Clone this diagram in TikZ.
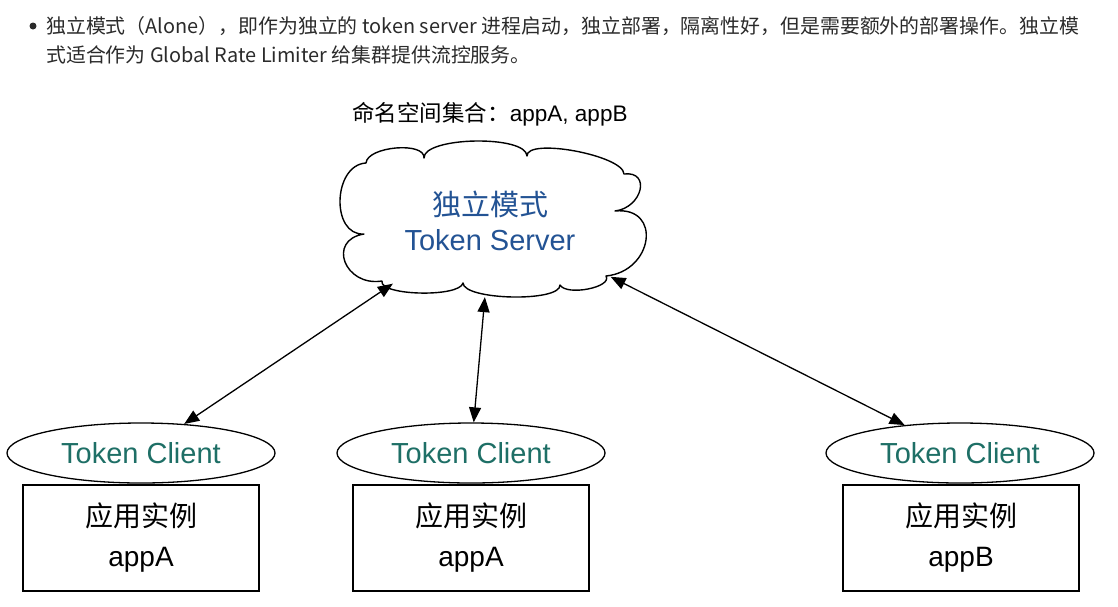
\documentclass[tikz,border=0pt]{standalone}
\usepackage{fontspec}
\setmainfont{Liberation Sans}
\newfontfamily\cjk{Noto Sans CJK SC}
\usetikzlibrary{shapes.geometric,arrows.meta}
\definecolor{para}{HTML}{2B2B2B}
\definecolor{srvblue}{HTML}{235394}
\definecolor{cliteal}{HTML}{1E6F66}
\tikzset{
  paratext/.style={anchor=west,inner sep=0pt,text=para,font=\cjk\fontsize{19.9}{22}\selectfont},
  srvarea/.style={ellipse,minimum width=356pt,minimum height=160pt,inner sep=0pt},
  cloudline/.style={draw=black,line width=1.4pt,line join=round},
  srvtext/.style={align=center,inner sep=0pt,text=srvblue,font=\fontsize{29}{35}\selectfont},
  client/.style={ellipse,draw=black,line width=1.3pt,minimum width=268pt,minimum height=60pt,inner sep=0pt,fill=white,text=cliteal,font=\fontsize{29}{34}\selectfont},
  appbox/.style={rectangle,draw=black,line width=1.4pt,minimum width=236pt,minimum height=106pt,inner sep=0pt,align=center,font=\fontsize{28}{40}\selectfont},
  link/.style={{Triangle[length=15pt,width=12pt]}-{Triangle[length=15pt,width=12pt]},line width=1.3pt,black}
}
\begin{document}
\begin{tikzpicture}[x=1pt,y=-1pt]
\useasboundingbox (0,0) rectangle (1118,606);
\fill[white] (0,0) rectangle (1118,606);
% paragraph
\fill[para] (33,26) circle (3.5pt);
\node[paratext] (p1) at (46,26) {独立模式（Alone），即作为独立的 token server 进程启动，独立部署，隔离性好，但是需要额外的部署操作。独立模};
\node[paratext] (p2) at (46,55) {式适合作为 Global Rate Limiter 给集群提供流控服务。};
% namespace label
\node[inner sep=0pt,font=\fontsize{22.5}{26}\selectfont] (ns) at (490,114) {{\cjk 命名空间集合：}appA, appB};
% server cloud
\node[srvarea] (srv) at (492,217) {};
\draw[cloudline] (364,234)
  .. controls (330.7,236) and (332.7,165) .. (366,163)
  .. controls (367.3,146.3) and (425.3,141.3) .. (424,158)
  .. controls (423.3,136.7) and (526.3,134.7) .. (527,156)
  .. controls (526.3,137.3) and (623.3,155.3) .. (624,174)
  .. controls (651.3,170.7) and (642.3,207.7) .. (615,211)
  .. controls (662.3,206.3) and (653.3,271.3) .. (606,276)
  .. controls (612.7,287.3) and (566.7,296.3) .. (560,285)
  .. controls (560.7,302.3) and (463.7,300.3) .. (463,283)
  .. controls (459.7,297.7) and (378.7,295.7) .. (382,281)
  .. controls (344.7,287) and (326.7,240) .. cycle;
\node[srvtext] (srvt) at (490,221) {{\cjk 独立模式}\\Token Server};
% clients and apps
\node[appbox] (a1) at (141,538) {{\cjk 应用实例}\\appA};
\node[appbox] (a2) at (471,538) {{\cjk 应用实例}\\appA};
\node[appbox] (a3) at (961,538) {{\cjk 应用实例}\\appB};
\node[client] (c1) at (141,453) {Token Client};
\node[client] (c2) at (471,453) {Token Client};
\node[client] (c3) at (960,453) {Token Client};
% links
\draw[link] (srv) -- (c1);
\draw[link] (srv) -- (c2);
\draw[link] (srv) -- (c3);
\end{tikzpicture}
\end{document}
◇ ◇ ◇ ◇
Omit the pictures and give the material again, exactly and in full.

Clone this diagram in TikZ.
\documentclass[tikz,border=0pt]{standalone}
\usepackage{fontspec}
\setmainfont{Liberation Sans}
\newfontfamily\cjk{Noto Sans CJK SC}
\usetikzlibrary{shapes.geometric,arrows.meta}
\definecolor{para}{HTML}{2B2B2B}
\definecolor{srvblue}{HTML}{235394}
\definecolor{cliteal}{HTML}{1E6F66}
\tikzset{
  paratext/.style={anchor=west,inner sep=0pt,text=para,font=\cjk\fontsize{19.9}{22}\selectfont},
  srvarea/.style={ellipse,minimum width=356pt,minimum height=160pt,inner sep=0pt},
  cloudline/.style={draw=black,line width=1.4pt,line join=round},
  srvtext/.style={align=center,inner sep=0pt,text=srvblue,font=\fontsize{29}{35}\selectfont},
  client/.style={ellipse,draw=black,line width=1.3pt,minimum width=268pt,minimum height=60pt,inner sep=0pt,fill=white,text=cliteal,font=\fontsize{29}{34}\selectfont},
  appbox/.style={rectangle,draw=black,line width=1.4pt,minimum width=236pt,minimum height=106pt,inner sep=0pt,align=center,font=\fontsize{28}{40}\selectfont},
  link/.style={{Triangle[length=15pt,width=12pt]}-{Triangle[length=15pt,width=12pt]},line width=1.3pt,black}
}
\begin{document}
\begin{tikzpicture}[x=1pt,y=-1pt]
\useasboundingbox (0,0) rectangle (1118,606);
\fill[white] (0,0) rectangle (1118,606);
% paragraph
\fill[para] (33,26) circle (3.5pt);
\node[paratext] (p1) at (46,26) {独立模式（Alone），即作为独立的 token server 进程启动，独立部署，隔离性好，但是需要额外的部署操作。独立模};
\node[paratext] (p2) at (46,55) {式适合作为 Global Rate Limiter 给集群提供流控服务。};
% namespace label
\node[inner sep=0pt,font=\fontsize{22.5}{26}\selectfont] (ns) at (490,114) {{\cjk 命名空间集合：}appA, appB};
% server cloud
\node[srvarea] (srv) at (492,217) {};
\draw[cloudline] (364,234)
  .. controls (330.7,236) and (332.7,165) .. (366,163)
  .. controls (367.3,146.3) and (425.3,141.3) .. (424,158)
  .. controls (423.3,136.7) and (526.3,134.7) .. (527,156)
  .. controls (526.3,137.3) and (623.3,155.3) .. (624,174)
  .. controls (651.3,170.7) and (642.3,207.7) .. (615,211)
  .. controls (662.3,206.3) and (653.3,271.3) .. (606,276)
  .. controls (612.7,287.3) and (566.7,296.3) .. (560,285)
  .. controls (560.7,302.3) and (463.7,300.3) .. (463,283)
  .. controls (459.7,297.7) and (378.7,295.7) .. (382,281)
  .. controls (344.7,287) and (326.7,240) .. cycle;
\node[srvtext] (srvt) at (490,221) {{\cjk 独立模式}\\Token Server};
% clients and apps
\node[appbox] (a1) at (141,538) {{\cjk 应用实例}\\appA};
\node[appbox] (a2) at (471,538) {{\cjk 应用实例}\\appA};
\node[appbox] (a3) at (961,538) {{\cjk 应用实例}\\appB};
\node[client] (c1) at (141,453) {Token Client};
\node[client] (c2) at (471,453) {Token Client};
\node[client] (c3) at (960,453) {Token Client};
% links
\draw[link] (srv) -- (c1);
\draw[link] (srv) -- (c2);
\draw[link] (srv) -- (c3);
\end{tikzpicture}
\end{document}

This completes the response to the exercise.